Molecular engineering of the electronic, structural, and electrochemical properties of nanostructured 1-methyl-4-phenyl 1,2,4 triazolium-based [PhMTZ][X1–10] ionic liquids through anionic changing

Abstract

In the present work, molecular engineering of the physicochemical characteristics of ion pairing in 1-methyl-4-phenyl 1,2,4 triazolium-based ionic liquids [PhMTZ][X] (X1–10 = CH3CO2 −, Cl−, NO3 −, CF3CO2 −, BF4 −, ClO4 −, N(CN)2 −, PF6 −, NTf2 −, and C(CN)3 −) are explored using at M06-2X/6–311++G(d,p) level. The binding Gibbs free energy of ion pairs are reevaluated using ab initio MP2 method and dispersion corrected M06-2X-D3, B2PLYP, B2PLYP-D, and mPW2PLYP-D functionals.

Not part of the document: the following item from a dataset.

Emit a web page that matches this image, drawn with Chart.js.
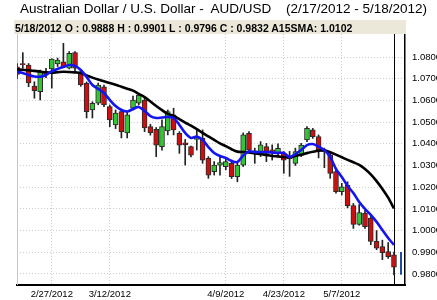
<!DOCTYPE html>
<html>
<head>
<meta charset="utf-8">
<script src="https://cdn.jsdelivr.net/npm/chart.js@4.4.1/dist/chart.umd.min.js"></script>
<style>
html,body{margin:0;padding:0;background:#fff;}
#wrap{position:relative;width:437px;height:300px;overflow:hidden;font-family:"Liberation Sans",Arial,sans-serif;color:#000;}
#c{position:absolute;left:0;top:0;}
#t1{position:absolute;left:20px;top:1px;font-size:13.5px;line-height:16px;white-space:pre;}
#t2{position:absolute;right:10px;top:1px;font-size:13.5px;line-height:16px;white-space:pre;}
#info{position:absolute;left:14px;top:20px;width:392px;height:14px;background:#ebe8d9;}
#infoText{position:absolute;left:1px;top:1px;font-weight:bold;font-size:10.5px;line-height:14px;white-space:pre;}
</style>
</head>
<body>
<div id="wrap">
<canvas id="c" width="437" height="300"></canvas>
<div id="t1">Australian Dollar / U.S. Dollar -  AUD/USD</div>
<div id="t2">(2/17/2012 - 5/18/2012)</div>
<div id="info"><div id="infoText">5/18/2012 O : 0.9888 H : 0.9901 L : 0.9796 C : 0.9832 A15SMA: 1.0102</div></div>
</div>
<script>
const dates = [
"2/17/2012",
"2/20/2012","2/21/2012","2/22/2012","2/23/2012","2/24/2012",
"2/27/2012","2/28/2012","2/29/2012","3/1/2012","3/2/2012",
"3/5/2012","3/6/2012","3/7/2012","3/8/2012","3/9/2012",
"3/12/2012","3/13/2012","3/14/2012","3/15/2012","3/16/2012",
"3/19/2012","3/20/2012","3/21/2012","3/22/2012","3/23/2012",
"3/26/2012","3/27/2012","3/28/2012","3/29/2012","3/30/2012",
"4/2/2012","4/3/2012","4/4/2012","4/5/2012","4/6/2012",
"4/9/2012","4/10/2012","4/11/2012","4/12/2012","4/13/2012",
"4/16/2012","4/17/2012","4/18/2012","4/19/2012","4/20/2012",
"4/23/2012","4/24/2012","4/25/2012","4/26/2012","4/27/2012",
"4/30/2012","5/1/2012","5/2/2012","5/3/2012","5/4/2012",
"5/7/2012","5/8/2012","5/9/2012","5/10/2012","5/11/2012",
"5/14/2012","5/15/2012","5/16/2012","5/17/2012","5/18/2012"];

const open = [1.0755,1.0770,1.0763,1.0666,1.0640,1.0732,1.0745,1.0768,1.0778,1.0748,
1.0820,1.0732,1.0679,1.0556,1.0587,1.0663,1.0571,1.0487,1.0548,1.0450,
1.0564,1.0587,1.0602,1.0479,1.0467,1.0387,1.0459,1.0533,1.0448,1.0405,
1.0387,1.0420,1.0425,1.0333,1.0272,1.0302,1.0295,1.0310,1.0248,1.0302,
1.0448,1.0368,1.0364,1.0387,1.0372,1.0356,1.0356,1.0340,1.0310,1.0348,
1.0418,1.0464,1.0433,1.0371,1.0348,1.0272,1.0179,1.0210,1.0115,1.0029,
1.0081,1.0058,0.9950,0.9926,0.9903,0.9888];

const high = [1.0770,1.0820,1.0770,1.0686,1.0740,1.0748,1.0792,1.0795,1.0863,1.0825,
1.0825,1.0740,1.0685,1.0594,1.0680,1.0671,1.0579,1.0556,1.0560,1.0545,
1.0620,1.0630,1.0610,1.0490,1.0475,1.0510,1.0556,1.0564,1.0456,1.0420,
1.0390,1.0470,1.0464,1.0341,1.0318,1.0341,1.0333,1.0325,1.0318,1.0450,
1.0456,1.0380,1.0410,1.0402,1.0395,1.0400,1.0364,1.0365,1.0380,1.0402,
1.0479,1.0471,1.0441,1.0380,1.0356,1.0280,1.0218,1.0225,1.0125,1.0120,
1.0095,1.0065,1.0000,0.9956,0.9945,0.9901];

const low = [1.0700,1.0748,1.0663,1.0610,1.0602,1.0705,1.0657,1.0756,1.0752,1.0745,
1.0735,1.0665,1.0519,1.0519,1.0580,1.0571,1.0479,1.0470,1.0427,1.0427,
1.0555,1.0580,1.0456,1.0440,1.0341,1.0371,1.0441,1.0441,1.0356,1.0302,
1.0340,1.0371,1.0310,1.0241,1.0256,1.0256,1.0280,1.0240,1.0225,1.0295,
1.0364,1.0310,1.0341,1.0318,1.0325,1.0340,1.0264,1.0250,1.0300,1.0341,
1.0410,1.0425,1.0335,1.0290,1.0241,1.0172,1.0164,1.0105,1.0010,1.0025,
1.0010,0.9935,0.9912,0.9866,0.9872,0.9796];

const close = [1.0720,1.0765,1.0680,1.0645,1.0732,1.0720,1.0790,1.0786,1.0755,1.0817,
1.0748,1.0671,1.0548,1.0587,1.0671,1.0579,1.0510,1.0541,1.0456,1.0533,
1.0602,1.0625,1.0473,1.0451,1.0394,1.0479,1.0548,1.0464,1.0394,1.0395,
1.0348,1.0425,1.0325,1.0256,1.0302,1.0313,1.0318,1.0248,1.0302,1.0441,
1.0371,1.0358,1.0395,1.0356,1.0365,1.0379,1.0325,1.0330,1.0364,1.0394,
1.0471,1.0433,1.0371,1.0364,1.0264,1.0179,1.0202,1.0115,1.0029,1.0083,
1.0018,0.9950,0.9919,0.9898,0.9880,0.9832];

const maFast = [1.0732,1.0726,1.0717,1.0710,1.0709,1.0717,1.0735,1.0745,1.0754,1.0763,
1.0759,1.0740,1.0708,1.0671,1.0653,1.0634,1.0602,1.0574,1.0556,1.0549,
1.0560,1.0570,1.0551,1.0528,1.0519,1.0521,1.0524,1.0519,1.0487,1.0450,
1.0427,1.0433,1.0418,1.0385,1.0358,1.0344,1.0335,1.0321,1.0316,1.0346,
1.0365,1.0362,1.0362,1.0362,1.0360,1.0358,1.0358,1.0339,1.0353,1.0371,
1.0394,1.0399,1.0387,1.0371,1.0339,1.0284,1.0247,1.0206,1.0173,1.0132,
1.0100,1.0072,1.0040,1.0003,0.9966,0.9934];

const maSlow = [1.0743,1.0741,1.0739,1.0736,1.0733,1.0729,1.0728,1.0730,1.0732,1.0731,
1.0729,1.0726,1.0715,1.0705,1.0696,1.0688,1.0680,1.0672,1.0663,1.0654,
1.0645,1.0630,1.0615,1.0595,1.0574,1.0555,1.0538,1.0528,1.0514,1.0498,
1.0484,1.0468,1.0450,1.0434,1.0418,1.0402,1.0389,1.0375,1.0364,1.0362,
1.0360,1.0356,1.0353,1.0348,1.0344,1.0342,1.0339,1.0338,1.0344,1.0350,
1.0357,1.0363,1.0368,1.0370,1.0361,1.0350,1.0338,1.0326,1.0315,1.0303,
1.0284,1.0259,1.0228,1.0192,1.0152,1.0102];

const xTickLabels = ["2/27/2012","3/12/2012","4/9/2012","4/23/2012","5/7/2012"];
const yTickValues = [0.98,0.99,1.00,1.01,1.02,1.03,1.04,1.05,1.06,1.07,1.08];

const UP = '#35c435', DOWN = '#cc1010';
const idx = dates.map((d,i)=>i);
const wickData = idx.map(i=>({x:i, y:[low[i], high[i]]}));
const bodyData = idx.map(i=>({x:i, y:[Math.min(open[i],close[i]), Math.max(open[i],close[i])]}));
const bodyColors = idx.map(i=> close[i] >= open[i] ? UP : DOWN);

const overlay = {
  id:'overlay',
  beforeDatasetsDraw(chart){
    const {ctx, chartArea:a, scales:{x}} = chart;
    const last = dates.length-1;
    const px = Math.round(x.getPixelForValue(last)) + 0.5;
    ctx.save();
    ctx.lineWidth = 1;
    ctx.strokeStyle = '#c8c8c8';
    ctx.beginPath(); ctx.moveTo(a.left+0.5, a.top); ctx.lineTo(a.left+0.5, a.bottom); ctx.stroke();
    ctx.strokeStyle = '#000';
    ctx.beginPath(); ctx.moveTo(px, a.top); ctx.lineTo(px, a.bottom); ctx.stroke();
    ctx.restore();
  },
  afterDraw(chart){
    const {ctx, chartArea:a, scales:{y}} = chart;
    const last = dates.length-1;
    ctx.save();
    ctx.strokeStyle = '#1f4aa8';
    ctx.lineWidth = 2;
    const mx = a.right - 4;
    ctx.beginPath();
    ctx.moveTo(mx, y.getPixelForValue(high[last]));
    ctx.lineTo(mx, y.getPixelForValue(low[last]));
    ctx.stroke();
    ctx.restore();
  }
};

new Chart(document.getElementById('c'), {
  type:'bar',
  data:{
    datasets:[
      {type:'line', label:'fast', data: idx.map(i=>({x:i,y:maFast[i]})), borderColor:'#1414f0', borderWidth:2.6, pointRadius:0, tension:0.3, order:0},
      {type:'line', label:'A15SMA', data: idx.map(i=>({x:i,y:maSlow[i]})), borderColor:'#000', borderWidth:2.6, pointRadius:0, tension:0.3, order:1},
      {label:'body', data: bodyData, backgroundColor: bodyColors, borderColor:'#2a2a2a', borderWidth:1, borderSkipped:false, barThickness:5, grouped:false, order:2, minBarLength:1},
      {label:'wick', data: wickData, backgroundColor:'#222', borderWidth:0, barThickness:1, grouped:false, order:3}
    ]
  },
  options:{
    responsive:false,
    animation:false,
    devicePixelRatio:1,
    layout:{padding:{left:17, top:34, right:0, bottom:0}},
    plugins:{legend:{display:false}, tooltip:{enabled:false}, title:{display:false}},
    scales:{
      x:{
        type:'linear', offset:false, min:0, max:66.9,
        grid:{offset:false, color:'#cccccc', drawTicks:false, lineWidth:1},
        border:{display:true, color:'#000', width:2, dash:[1,2]},
        afterBuildTicks(s){ s.ticks = xTickLabels.map(l=>({value: dates.indexOf(l)})); },
        ticks:{padding:4, color:'#000', font:{family:'"Liberation Sans", Arial, sans-serif', size:9.5}, maxRotation:0, autoSkip:false,
          callback:(v)=> dates[v] },
        afterFit(s){ s.height = 15; }
      },
      y:{
        type:'linear', position:'right', min:0.97493, max:1.0906,
        grid:{color:'#cccccc', drawTicks:false, lineWidth:1},
        border:{display:true, color:'#000', width:1.5, dash:[1,2]},
        afterBuildTicks(s){ s.ticks = yTickValues.map(v=>({value:v})); },
        ticks:{padding:7, color:'#000', font:{family:'"Liberation Sans", Arial, sans-serif', size:9.5},
          callback:(v)=> Number(v).toFixed(4) },
        afterFit(s){ s.width = 32; }
      }
    }
  },
  plugins:[overlay]
});
</script>
</body>
</html>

Comparison of Gibbs free bottom electrodes (BEs) calculated by B2PLYP and B2PLYP-D functionals reveals that the contribution of dispersion energy to the total BEs vary from 9% for X1 to 17% for X = 10. Besides, the range of the dispersion contribution estimated by M06-2X-D3 functional is found to be 0.6% for X2 to 5% for X3. The Gibbs free BEs in solvent media, Gibbs free energy and enthalpy of formation, electrochemical windows, anodic and cathodic stability, volumetric and electron density properties, charge transfer values, and electrostatic maps are evaluated.